Une étude de Défi métiers, le Carif-Oref francilien, s’est penchée sur la continuité de l’activité de formation durant le premier confinement et ses différentes modalités d’application, à travers des entretiens réalisés auprès de 56 organismes de formation (OF) d’Ile-de-France.
Au cœur de la continuité, la capacité des OF à la mettre en place
De nombreux facteurs ont eu une incidence sur le fait d’être en mesure de poursuivre l’activité pour les OF (fermeture administrative, demande des financeurs). Trois éléments ont été prépondérants dans la (non) continuité de la formation :
- Le contenu de la formation : certaines n’ont pu être continuées que dans leur dimension théorique ou pas du tout car elles portaient sur l’apprentissage de gestes professionnels ou nécessitaient du matériel spécifique : c’est le cas de formations vers des métiers dits « manuels » (électricien, cariste, coiffeur).
- La pratique antérieure du distanciel : les organismes qui utilisaient déjà les outils pédagogiques à distance (notamment via le blended learning) ont eu plus de facilités à basculer la totalité de leur catalogue de formation. Pour les autres OF, sans pratique préalable du distanciel, cette transition a pu se faire, mais au prix d’un plus lourd investissement en temps et financier.
- La possibilité pour les stagiaires de continuer la formation : il était indispensable que les stagiaires soient équipés (a minima d’un smartphone, idéalement un ordinateur personnel et une connexion Internet) et en mesure de s’en servir. Lorsque cela n’était pas possible pour une majorité des apprenants, la formation était généralement suspendue. À ces impératifs numériques s’ajoutent d’autres paramètres primordiaux dans la bonne poursuite de la formation (pouvoir travailler dans de bonnes conditions notamment).
Une mise en œuvre du distanciel souvent dans l’urgence
De nombreux organismes de formation n’étaient pas préparés au distanciel et ont disposé d’un laps de temps très court pour basculer leur activité.

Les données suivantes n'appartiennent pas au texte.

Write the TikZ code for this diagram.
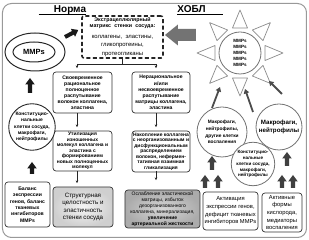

La continuité pédagogique a alors souvent pris la forme d’une transposition des contenus vers des supports numériques plutôt que d’une transformation. Dans ce cas, l’adaptation des cours a été articulée autour de deux moyens de diffusion principaux : la tenue de visioconférences et l’envoi de cours et exercices par écrit (mail, messages).
Moins fréquemment, la formation a davantage été revue en profondeur via une réingénierie, l’achat de « contenus sur étagère » lorsqu’ils existaient ou l’intégration de tutoriels. Des ressources ont été mises en ligne par des acteurs comme la FFP qui propose un kit de transformation ou encore le FFFOD qui édite un guide pour choisir sa plateforme de formation et un autre de « bonnes pratiques ».
Des usages d’outils hétérogènes, la place centrale du smartphone
Le smartphone s’est affirmé comme le hardware central durant le confinement, principalement car possédé par une majorité d’individus, contrairement aux ordinateurs. Mobile learning, visioconférences, échanges entre apprenants et avec les formateurs : son usage a été pluriel dans un contexte inédit. L’utilisation d’outils peu conventionnels dans la formation concernait également les logiciels : la visioconférence s’est faite sur des outils traditionnels (Zoom, Teams, Skype) ou non (Discord, plateforme dédiée aux jeux vidéo en ligne), et les échanges autant par mail que via WhatsApp ou Messenger. Si les organismes appartenant à un réseau (Afpa, Greta) ont pu bénéficier des solutions propres à celui-ci, l’utilisation de Learning Management System n’a pas été la norme durant ce premier confinement (des processus de mise en place ont cependant été impulsés par certains OF durant cette période).
Suite au confinement, quelle vision du distanciel ?
La formation à distance n’est pas apparue avec le confinement, mais celui-ci a contraint des OF qui en étaient éloignés à s’y essayer et à accélérer à marche forcée la mise en place du distanciel. En effet, la plupart des OF estiment qu’ils pourront réutiliser les nouvelles pratiques expérimentées. Certains ont ainsi pris la mesure de l’importance de la réingénierie pédagogique et du nouveau positionnement des formateurs, sans avoir eu le temps de les mettre en œuvre. De nombreux OF conviennent de la nécessité de s’ouvrir au distanciel tout en soulignant l’importance du présentiel, et n’envisagent pas un basculement total (hormis dans des situations exceptionnelles comme un confinement).
Pour un plus fort développement du distanciel, les principales recommandations de l’étude sont :
- Accompagner les organismes dans la mise en place de formations et pédagogies adaptées et les former à la gestion de crise.
- Identifier les stagiaires n’étant pas en mesure de suivre la formation et généraliser les « bonnes pratiques » facilitant leur poursuite.
- Engager des réflexions autour des questions relatives au financement des formations en distanciel (1), des modalités de délivrance des certifications (2) et des alternatives possibles aux heures de stages en entreprise (3).